Rien ne colle jamais complètement, et plutôt que d'aller jusqu'au bout avec un message fort et ouvert, destruction du quatrième mur et grosse remise en question du joueur à la clé, on se retrouver un peu dans le vague quand au réel propos du jeu avec cette multitude de pistes qui restent à l'état d'ébauches. On a vaguement l'impression que l'écriture est venue se superposer à un jeu/concept déjà existant, et que l'auteur essaye d'étaler sa culture plutôt que de se marrier avec le reste du jeu pour nous faire passer un message ou vivre une expérience précise.

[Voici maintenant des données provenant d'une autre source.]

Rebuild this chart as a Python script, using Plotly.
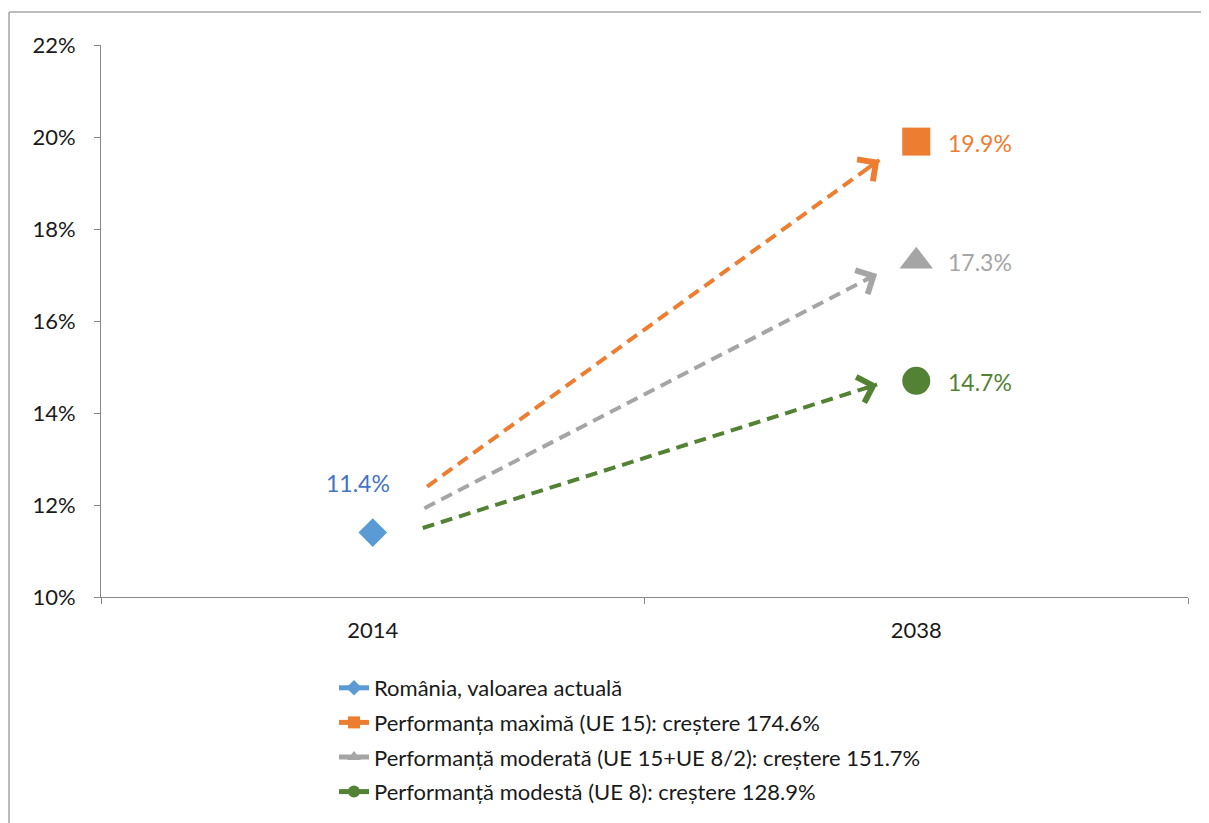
import plotly.graph_objects as go

# ---- data ----
years = ["2014", "2038"]
series_names = [
    "România, valoarea actuală",
    "Performanța maximă (UE 15): creștere 174.6%",
    "Performanță moderată (UE 15+UE 8/2): creștere 151.7%",
    "Performanță modestă (UE 8): creștere 128.9%",
]
series_years = ["2014", "2038", "2038", "2038"]
series_values = [11.4, 19.9, 17.3, 14.7]
series_colors = ["#5B9BD5", "#ED7D31", "#A5A5A5", "#548235"]
label_colors = ["#4472C4", "#ED7D31", "#A5A5A5", "#548235"]
series_symbols = ["diamond", "square", "triangle-up", "circle"]
marker_sizes = [22, 28, 29, 28]

# dashed arrows (positions along the category axis: 0 = 2014, 1 = 2038)
arrow_x_start = [0.10, 0.095, 0.092]
arrow_x_end = [0.932, 0.928, 0.928]
arrow_y_start = [12.4, 11.93, 11.5]
arrow_y_end = [19.5, 17.02, 14.62]
arrow_colors = ["#ED7D31", "#A5A5A5", "#548235"]

y_ticks = [10, 12, 14, 16, 18, 20, 22]
y_tick_labels = [f"{v}%" for v in y_ticks]

FONT = "Lato"
OX, OY = 8, 8  # page offset of the plot div
W, H = 1209, 823
L, R, T, B = 101 - OX, W - (1188 - OX), 45 - OY, H - (597 - OY)
PW, PH = W - L - R, H - T - B

fig = go.Figure()

for name, yr, val, col, sym, ms in zip(series_names, series_years, series_values,
                                         series_colors, series_symbols, marker_sizes):
    fig.add_trace(go.Scatter(
        x=[yr], y=[val], name=name, mode="lines+markers",
        line=dict(color=col, width=4),
        marker=dict(symbol=sym, size=ms, color=col),
        legendgroup=name,
        xaxis="x", yaxis="y",
    ))

for xs, xe, ys, ye, col in zip(arrow_x_start, arrow_x_end, arrow_y_start,
                               arrow_y_end, arrow_colors):
    fig.add_trace(go.Scatter(
        x=[xs, xe], y=[ys, ye], mode="lines", showlegend=False,
        line=dict(color=col, width=4, dash="12px,7px"),
        xaxis="x2", yaxis="y", hoverinfo="skip",
    ))
    t = 0.97
    fig.add_annotation(
        x=xe, y=ye, xref="x2", yref="y",
        ax=xs + (xe - xs) * t, ay=ys + (ye - ys) * t, axref="x2", ayref="y",
        text="", showarrow=True, arrowhead=4, arrowsize=1.3, arrowwidth=4,
        arrowcolor=col, standoff=0,
    )

# data labels
for yr, val, col in zip(series_years, series_values, label_colors):
    xi = years.index(yr)
    if xi == 0:
        fig.add_annotation(x=xi, y=val, xref="x2", yref="y", text=f"{val:.1f}%",
                           showarrow=False, xanchor="center", yanchor="middle",
                           xshift=-15, yshift=50,
                           font=dict(family=FONT, size=23, color=col))
    else:
        fig.add_annotation(x=xi, y=val, xref="x2", yref="y", text=f"{val:.1f}%",
                           showarrow=False, xanchor="left", yanchor="middle",
                           xshift=30, yshift=-1,
                           font=dict(family=FONT, size=23, color=col))

# outer chart border (only top and left edges fall inside the picture)
border = dict(color="#A6A6A6", width=1.5)
fig.add_shape(type="line", xref="paper", yref="paper",
              x0=(9 - 101) / PW, x1=(1209 - 101) / PW,
              y0=1 + (45 - 12) / PH, y1=1 + (45 - 12) / PH, line=border)
fig.add_shape(type="line", xref="paper", yref="paper",
              x0=(9 - 101) / PW, x1=(9 - 101) / PW,
              y0=1 + (45 - 12) / PH, y1=-(830 - 597) / PH, line=border)

fig.update_layout(
    width=W, height=H,
    margin=dict(l=L, r=R, t=T, b=B),
    paper_bgcolor="white", plot_bgcolor="white",
    font=dict(family=FONT, size=22, color="#1a1a1a"),
    showlegend=True,
    legend=dict(
        x=(334 - 101) / PW, y=-(667 - 597) / PH, xanchor="left", yanchor="top",
        orientation="v", traceorder="grouped", tracegroupgap=3,
        itemsizing="constant",
        font=dict(family=FONT, size=22, color="#1a1a1a"),
        bgcolor="rgba(0,0,0,0)",
    ),
    xaxis=dict(
        type="category", categoryorder="array", categoryarray=years,
        range=[-0.5, 1.5], tickson="boundaries",
        showline=True, linecolor="#898989", linewidth=1,
        ticks="outside", ticklen=6, tickcolor="#898989",
        showgrid=False, zeroline=False, ticklabelstandoff=14,
        tickfont=dict(family=FONT, size=22, color="#1a1a1a"),
        fixedrange=True,
    ),
    xaxis2=dict(
        overlaying="x", range=[-0.5, 1.5], visible=False, fixedrange=True,
    ),
    yaxis=dict(
        range=[10, 22], tickmode="array", tickvals=y_ticks, ticktext=y_tick_labels,
        showline=True, linecolor="#898989", linewidth=1,
        ticks="outside", ticklen=6, tickcolor="#898989",
        showgrid=False, zeroline=False, ticklabelstandoff=14,
        tickfont=dict(family=FONT, size=22, color="#1a1a1a"),
        fixedrange=True,
    ),
)

fig.write_html("out.html")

Moins concis qu'un Antichamber, pas aussi malin qu'un Stanley Parable et encore loin de l'excellence d'un Portal 2, The Talos Principle parvient tout de même à se distinguer de ses influences et à proposer un mélange unique et un univers très personnel. Sa richesse, son gameplay et son level design aux petits oignons font de lui un First Person Puzzler de choix à la durée de vie très honnête (15-20h). Mais à force de noyer le joueur sous les questions existentielles et les références culturelles, les ex-psychopathes de Croteam perdent de vue leur propos et échouent pour cette fois à nous convaincre de leur reconversion en grands philosophes.